Law Commission consults on offence of misconduct in public office

Some former News of the World journalists were charged with misconduct in public office. Photo: Stephanie Schaerer / Daily Mail /REX/Shutterstock
Some former News of the World journalists were charged with misconduct in public office.
Photo: Stephanie Schaerer / Daily Mail /REX/Shutterstock

Misconduct in public office, the criminal offence that has been used to prosecute journalists for paying public officials for information, is the subject of a new Law Commission consultation.

The consultation identifies several problems with the offence, which carries a maximum sentence of life imprisonment, namely that it is unclear who is considered a public office holder, and what the elements of the offence cover.

The consultation provides two options for replacing the current law, as well as an option to abolish the offence without creating a replacement.

The first option would create an offence when a public office holder breaches a duty that causes risk of serious harm, such as injury or death.

The second option would create an offence when an individual abuses a public position to gain an improper benefit for themselves or another person.

David Ormerod QC, law commissioner for criminal law, said: “It is vital that the public have confidence in their public officials and in the legal framework that sets the boundaries of their conduct.

“The offence of misconduct in public office is increasingly being used to bring public officials to account but recent high-profile investigations and prosecutions have brought the problems with this offence into sharp focus.

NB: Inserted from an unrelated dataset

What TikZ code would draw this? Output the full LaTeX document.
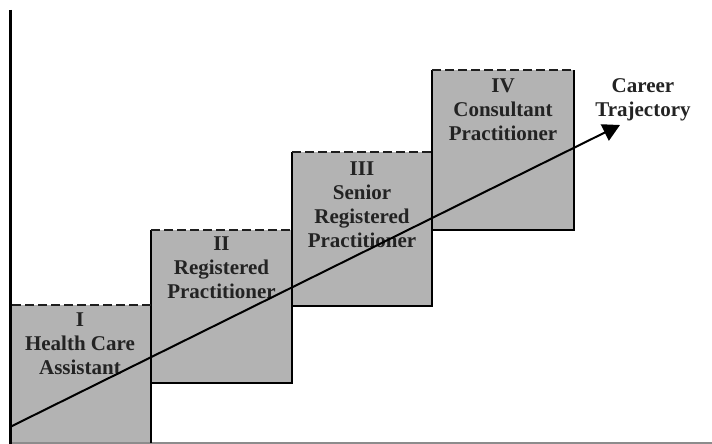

“The existing law relating to misconduct in public office is unclear in a number of fundamental respects.

“There is urgent need for reform to bring clarity and certainty and ensure that public officials are appropriately held to account for misconduct committed in connection with their official duties.”

Operation Elveden, the investigation into inappropriate payments to police and public officials, resulted in the conviction of several police officers and public officials, and two journalists, for misconduct in public office. The conviction of one journalist is currently awaiting appeal.

Other convictions for misconduct in public office include cases where: police officers failed to respond to calls for help from a disabled man who was subsequently beaten to death; sexual assaults were committed by an on-duty police officer; and a council leader used insider information to purchase property.

The Law Commission notes that the number of prosecutions for the offence has risen considerably over the last 10 years.

“In general, where an employee is charged with or convicted of a criminal offence, the employer will need to consider carefully what impact the charge or conviction will have on the employee’s ability to do the job and on the organisation,” said Qian Mou, employment law editor at XpertHR.

“It would be helpful for employers of staff with public powers and duties to have this law clarified, as a charge under this offence would likely be intricately related to the individual’s employment.”

The Law Commission is a statutory independent body tasked with ensuring that the law is fair, modern, simple and cost effective. The consultation runs until 28 November 2016.